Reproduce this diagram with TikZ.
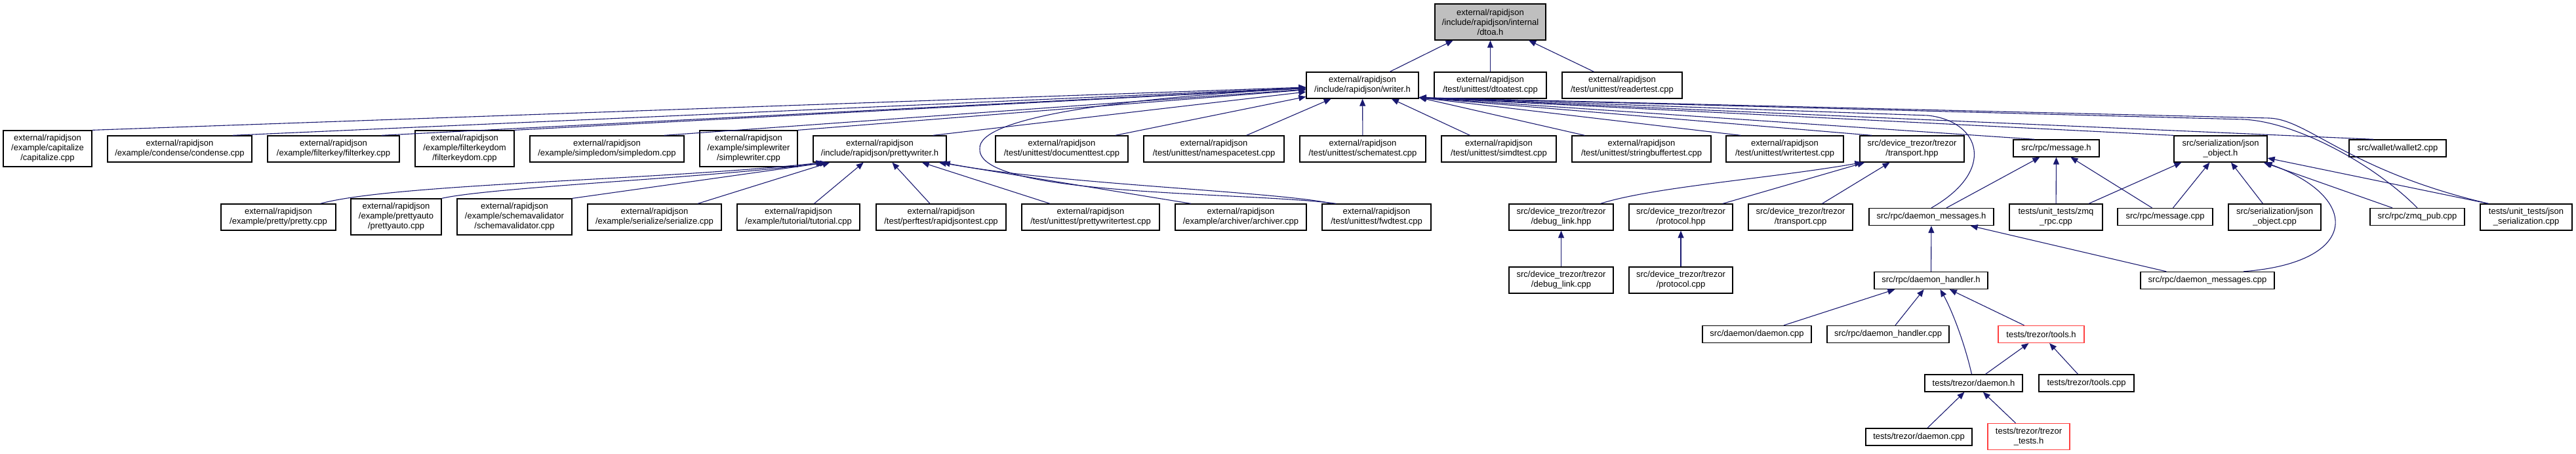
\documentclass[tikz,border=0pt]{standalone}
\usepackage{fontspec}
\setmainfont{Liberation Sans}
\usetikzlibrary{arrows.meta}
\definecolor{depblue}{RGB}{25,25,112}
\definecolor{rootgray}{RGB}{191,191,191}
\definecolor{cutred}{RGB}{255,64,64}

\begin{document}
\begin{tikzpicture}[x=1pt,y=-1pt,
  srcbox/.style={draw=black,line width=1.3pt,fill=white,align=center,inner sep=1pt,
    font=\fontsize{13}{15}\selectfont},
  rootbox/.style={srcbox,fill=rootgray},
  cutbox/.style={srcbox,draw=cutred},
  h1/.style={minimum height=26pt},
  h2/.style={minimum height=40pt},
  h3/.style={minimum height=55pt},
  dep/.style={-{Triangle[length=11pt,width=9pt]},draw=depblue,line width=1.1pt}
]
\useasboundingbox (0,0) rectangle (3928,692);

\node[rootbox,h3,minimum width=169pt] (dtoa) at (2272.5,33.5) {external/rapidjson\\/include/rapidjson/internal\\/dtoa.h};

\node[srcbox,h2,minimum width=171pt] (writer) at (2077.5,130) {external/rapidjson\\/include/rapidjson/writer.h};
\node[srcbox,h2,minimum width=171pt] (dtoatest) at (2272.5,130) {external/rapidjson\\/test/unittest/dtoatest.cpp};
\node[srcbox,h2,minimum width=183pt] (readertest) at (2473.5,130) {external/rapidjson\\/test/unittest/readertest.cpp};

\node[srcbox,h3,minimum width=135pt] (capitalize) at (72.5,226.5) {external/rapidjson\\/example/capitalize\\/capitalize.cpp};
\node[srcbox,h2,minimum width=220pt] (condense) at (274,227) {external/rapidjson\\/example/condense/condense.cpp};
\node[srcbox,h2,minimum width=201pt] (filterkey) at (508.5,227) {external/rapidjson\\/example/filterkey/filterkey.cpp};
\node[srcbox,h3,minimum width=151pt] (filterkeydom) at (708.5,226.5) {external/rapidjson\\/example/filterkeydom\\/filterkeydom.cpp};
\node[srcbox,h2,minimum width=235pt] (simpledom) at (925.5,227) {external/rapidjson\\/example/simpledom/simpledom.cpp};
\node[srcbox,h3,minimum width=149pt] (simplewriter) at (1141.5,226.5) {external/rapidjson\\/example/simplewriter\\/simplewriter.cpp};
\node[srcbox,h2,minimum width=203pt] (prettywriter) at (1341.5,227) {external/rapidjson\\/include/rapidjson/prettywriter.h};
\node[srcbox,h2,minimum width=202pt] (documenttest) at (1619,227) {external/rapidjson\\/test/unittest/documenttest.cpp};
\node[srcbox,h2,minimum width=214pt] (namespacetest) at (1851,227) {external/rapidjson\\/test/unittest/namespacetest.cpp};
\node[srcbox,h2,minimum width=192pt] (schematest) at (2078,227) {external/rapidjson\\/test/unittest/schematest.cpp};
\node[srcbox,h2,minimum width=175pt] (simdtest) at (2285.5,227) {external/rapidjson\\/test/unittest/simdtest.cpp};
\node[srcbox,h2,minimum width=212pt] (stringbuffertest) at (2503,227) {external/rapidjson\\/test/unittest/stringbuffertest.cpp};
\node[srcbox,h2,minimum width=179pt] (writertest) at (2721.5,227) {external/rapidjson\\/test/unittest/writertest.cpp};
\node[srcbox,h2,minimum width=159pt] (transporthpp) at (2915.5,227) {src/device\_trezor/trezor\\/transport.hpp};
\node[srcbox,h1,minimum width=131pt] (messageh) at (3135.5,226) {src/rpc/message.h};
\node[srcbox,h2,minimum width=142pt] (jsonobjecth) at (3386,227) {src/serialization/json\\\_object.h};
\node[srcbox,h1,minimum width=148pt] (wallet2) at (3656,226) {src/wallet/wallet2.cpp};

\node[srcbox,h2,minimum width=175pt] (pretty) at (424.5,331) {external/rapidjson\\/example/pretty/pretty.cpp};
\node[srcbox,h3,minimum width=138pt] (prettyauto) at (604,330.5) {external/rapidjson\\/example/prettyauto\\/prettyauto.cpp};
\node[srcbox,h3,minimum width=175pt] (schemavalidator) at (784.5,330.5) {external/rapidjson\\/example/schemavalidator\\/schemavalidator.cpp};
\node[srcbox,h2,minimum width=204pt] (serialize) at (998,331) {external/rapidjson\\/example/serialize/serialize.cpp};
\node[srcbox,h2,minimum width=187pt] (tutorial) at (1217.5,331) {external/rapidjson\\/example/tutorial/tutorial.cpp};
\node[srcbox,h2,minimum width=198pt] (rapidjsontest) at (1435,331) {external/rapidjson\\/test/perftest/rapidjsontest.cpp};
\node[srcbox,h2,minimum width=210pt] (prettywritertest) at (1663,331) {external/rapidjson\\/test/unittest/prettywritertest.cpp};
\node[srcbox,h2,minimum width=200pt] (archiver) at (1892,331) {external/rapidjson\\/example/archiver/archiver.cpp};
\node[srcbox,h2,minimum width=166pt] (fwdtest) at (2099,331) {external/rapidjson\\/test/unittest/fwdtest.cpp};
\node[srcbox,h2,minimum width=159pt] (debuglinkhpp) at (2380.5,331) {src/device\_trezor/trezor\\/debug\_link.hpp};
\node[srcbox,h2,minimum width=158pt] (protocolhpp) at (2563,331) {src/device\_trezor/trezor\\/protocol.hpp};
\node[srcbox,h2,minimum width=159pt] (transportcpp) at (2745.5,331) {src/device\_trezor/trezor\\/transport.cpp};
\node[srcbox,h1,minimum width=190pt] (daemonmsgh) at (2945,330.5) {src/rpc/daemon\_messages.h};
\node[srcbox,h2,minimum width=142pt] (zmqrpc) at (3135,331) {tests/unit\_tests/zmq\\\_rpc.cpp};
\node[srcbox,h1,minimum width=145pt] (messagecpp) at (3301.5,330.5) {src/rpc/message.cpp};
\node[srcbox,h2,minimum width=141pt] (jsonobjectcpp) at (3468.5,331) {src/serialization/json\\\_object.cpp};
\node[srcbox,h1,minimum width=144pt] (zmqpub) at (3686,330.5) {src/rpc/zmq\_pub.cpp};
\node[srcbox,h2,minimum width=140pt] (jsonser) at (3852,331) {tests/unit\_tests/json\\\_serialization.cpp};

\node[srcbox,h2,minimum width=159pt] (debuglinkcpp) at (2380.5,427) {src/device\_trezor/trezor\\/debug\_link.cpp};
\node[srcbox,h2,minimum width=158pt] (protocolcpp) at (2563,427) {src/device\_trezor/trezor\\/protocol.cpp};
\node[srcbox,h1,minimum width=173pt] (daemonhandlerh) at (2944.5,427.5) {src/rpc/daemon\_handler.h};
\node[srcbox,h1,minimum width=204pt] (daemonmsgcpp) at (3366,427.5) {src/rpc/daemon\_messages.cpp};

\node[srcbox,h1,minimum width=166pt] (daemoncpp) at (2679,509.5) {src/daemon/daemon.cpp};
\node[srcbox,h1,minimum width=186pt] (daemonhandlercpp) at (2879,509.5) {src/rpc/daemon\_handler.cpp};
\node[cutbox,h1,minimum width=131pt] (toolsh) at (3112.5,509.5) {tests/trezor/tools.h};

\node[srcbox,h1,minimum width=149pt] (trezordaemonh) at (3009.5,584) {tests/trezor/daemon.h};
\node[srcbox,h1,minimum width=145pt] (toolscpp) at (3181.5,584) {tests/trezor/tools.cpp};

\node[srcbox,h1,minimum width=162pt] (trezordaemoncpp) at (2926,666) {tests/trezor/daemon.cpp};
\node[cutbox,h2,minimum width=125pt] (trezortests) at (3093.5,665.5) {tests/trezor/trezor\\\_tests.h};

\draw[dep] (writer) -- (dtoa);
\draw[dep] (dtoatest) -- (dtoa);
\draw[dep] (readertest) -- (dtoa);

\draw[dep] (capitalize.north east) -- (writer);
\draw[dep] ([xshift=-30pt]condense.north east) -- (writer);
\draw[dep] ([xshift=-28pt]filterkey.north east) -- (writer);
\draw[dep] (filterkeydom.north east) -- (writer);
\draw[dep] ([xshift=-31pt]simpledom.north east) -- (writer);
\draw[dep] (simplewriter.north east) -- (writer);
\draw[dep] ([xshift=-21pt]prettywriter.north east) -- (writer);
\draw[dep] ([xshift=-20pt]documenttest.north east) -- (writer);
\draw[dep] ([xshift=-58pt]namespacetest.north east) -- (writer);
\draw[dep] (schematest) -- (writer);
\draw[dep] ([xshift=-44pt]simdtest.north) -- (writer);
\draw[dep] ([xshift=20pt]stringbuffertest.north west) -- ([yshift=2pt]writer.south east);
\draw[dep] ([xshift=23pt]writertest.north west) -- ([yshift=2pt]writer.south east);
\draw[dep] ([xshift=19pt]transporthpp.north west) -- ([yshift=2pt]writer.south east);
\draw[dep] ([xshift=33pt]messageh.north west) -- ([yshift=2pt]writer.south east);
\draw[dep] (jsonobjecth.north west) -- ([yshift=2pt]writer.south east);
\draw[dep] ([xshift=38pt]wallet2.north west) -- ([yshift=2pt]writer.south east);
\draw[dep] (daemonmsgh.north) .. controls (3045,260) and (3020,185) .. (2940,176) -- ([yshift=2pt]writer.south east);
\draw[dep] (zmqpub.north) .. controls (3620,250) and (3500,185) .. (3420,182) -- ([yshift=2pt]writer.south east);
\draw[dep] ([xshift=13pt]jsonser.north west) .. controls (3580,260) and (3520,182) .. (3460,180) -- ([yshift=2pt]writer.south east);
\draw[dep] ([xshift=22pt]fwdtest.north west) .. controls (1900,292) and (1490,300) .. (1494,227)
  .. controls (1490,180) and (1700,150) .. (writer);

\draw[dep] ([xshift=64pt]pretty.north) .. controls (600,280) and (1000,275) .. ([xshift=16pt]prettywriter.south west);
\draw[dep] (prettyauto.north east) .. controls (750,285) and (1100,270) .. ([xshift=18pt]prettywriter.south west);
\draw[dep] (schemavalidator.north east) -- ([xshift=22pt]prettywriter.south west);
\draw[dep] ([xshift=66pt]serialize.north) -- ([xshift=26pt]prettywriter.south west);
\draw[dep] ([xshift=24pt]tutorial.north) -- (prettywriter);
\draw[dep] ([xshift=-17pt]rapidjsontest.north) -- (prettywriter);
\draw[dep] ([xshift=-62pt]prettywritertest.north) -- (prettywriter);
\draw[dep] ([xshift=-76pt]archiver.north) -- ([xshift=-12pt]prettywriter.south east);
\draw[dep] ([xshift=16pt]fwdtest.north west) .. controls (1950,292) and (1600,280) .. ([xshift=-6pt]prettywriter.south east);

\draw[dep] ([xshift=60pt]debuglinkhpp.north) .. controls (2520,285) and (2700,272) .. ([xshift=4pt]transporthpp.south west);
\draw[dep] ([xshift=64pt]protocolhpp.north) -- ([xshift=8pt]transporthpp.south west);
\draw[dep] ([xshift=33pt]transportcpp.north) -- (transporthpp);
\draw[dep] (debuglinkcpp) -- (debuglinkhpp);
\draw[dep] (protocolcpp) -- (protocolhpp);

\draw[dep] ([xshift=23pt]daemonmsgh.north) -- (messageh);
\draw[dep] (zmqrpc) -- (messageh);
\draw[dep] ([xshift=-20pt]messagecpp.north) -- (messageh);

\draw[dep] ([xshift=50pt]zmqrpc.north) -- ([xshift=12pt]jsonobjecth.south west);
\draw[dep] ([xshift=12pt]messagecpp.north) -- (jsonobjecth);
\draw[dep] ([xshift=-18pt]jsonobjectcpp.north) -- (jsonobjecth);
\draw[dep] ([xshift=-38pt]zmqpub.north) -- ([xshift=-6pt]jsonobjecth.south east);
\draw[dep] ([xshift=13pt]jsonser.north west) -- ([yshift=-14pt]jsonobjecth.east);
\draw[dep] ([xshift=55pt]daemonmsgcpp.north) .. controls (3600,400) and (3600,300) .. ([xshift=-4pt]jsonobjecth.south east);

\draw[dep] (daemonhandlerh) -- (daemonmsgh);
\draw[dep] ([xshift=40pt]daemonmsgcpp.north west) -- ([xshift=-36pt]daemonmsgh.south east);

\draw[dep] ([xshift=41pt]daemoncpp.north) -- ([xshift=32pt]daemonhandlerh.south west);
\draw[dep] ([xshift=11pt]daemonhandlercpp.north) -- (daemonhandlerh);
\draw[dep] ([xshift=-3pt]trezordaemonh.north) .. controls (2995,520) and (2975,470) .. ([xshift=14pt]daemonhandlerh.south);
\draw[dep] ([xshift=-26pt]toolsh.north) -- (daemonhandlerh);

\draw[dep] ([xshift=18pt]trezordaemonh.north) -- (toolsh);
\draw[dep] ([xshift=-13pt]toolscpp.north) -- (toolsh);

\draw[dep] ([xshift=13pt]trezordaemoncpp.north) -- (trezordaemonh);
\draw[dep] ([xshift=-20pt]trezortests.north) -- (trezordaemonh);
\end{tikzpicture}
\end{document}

§ Exercise task: Exactly restate the lines from the beginning of the data through the line with "width=169pt] (dtoa) at", and no others, keeping pictures out.

§ Exercise response:
Reproduce this diagram with TikZ.
\documentclass[tikz,border=0pt]{standalone}
\usepackage{fontspec}
\setmainfont{Liberation Sans}
\usetikzlibrary{arrows.meta}
\definecolor{depblue}{RGB}{25,25,112}
\definecolor{rootgray}{RGB}{191,191,191}
\definecolor{cutred}{RGB}{255,64,64}

\begin{document}
\begin{tikzpicture}[x=1pt,y=-1pt,
  srcbox/.style={draw=black,line width=1.3pt,fill=white,align=center,inner sep=1pt,
    font=\fontsize{13}{15}\selectfont},
  rootbox/.style={srcbox,fill=rootgray},
  cutbox/.style={srcbox,draw=cutred},
  h1/.style={minimum height=26pt},
  h2/.style={minimum height=40pt},
  h3/.style={minimum height=55pt},
  dep/.style={-{Triangle[length=11pt,width=9pt]},draw=depblue,line width=1.1pt}
]
\useasboundingbox (0,0) rectangle (3928,692);

\node[rootbox,h3,minimum width=169pt] (dtoa) at (2272.5,33.5) {external/rapidjson\\/include/rapidjson/internal\\/dtoa.h};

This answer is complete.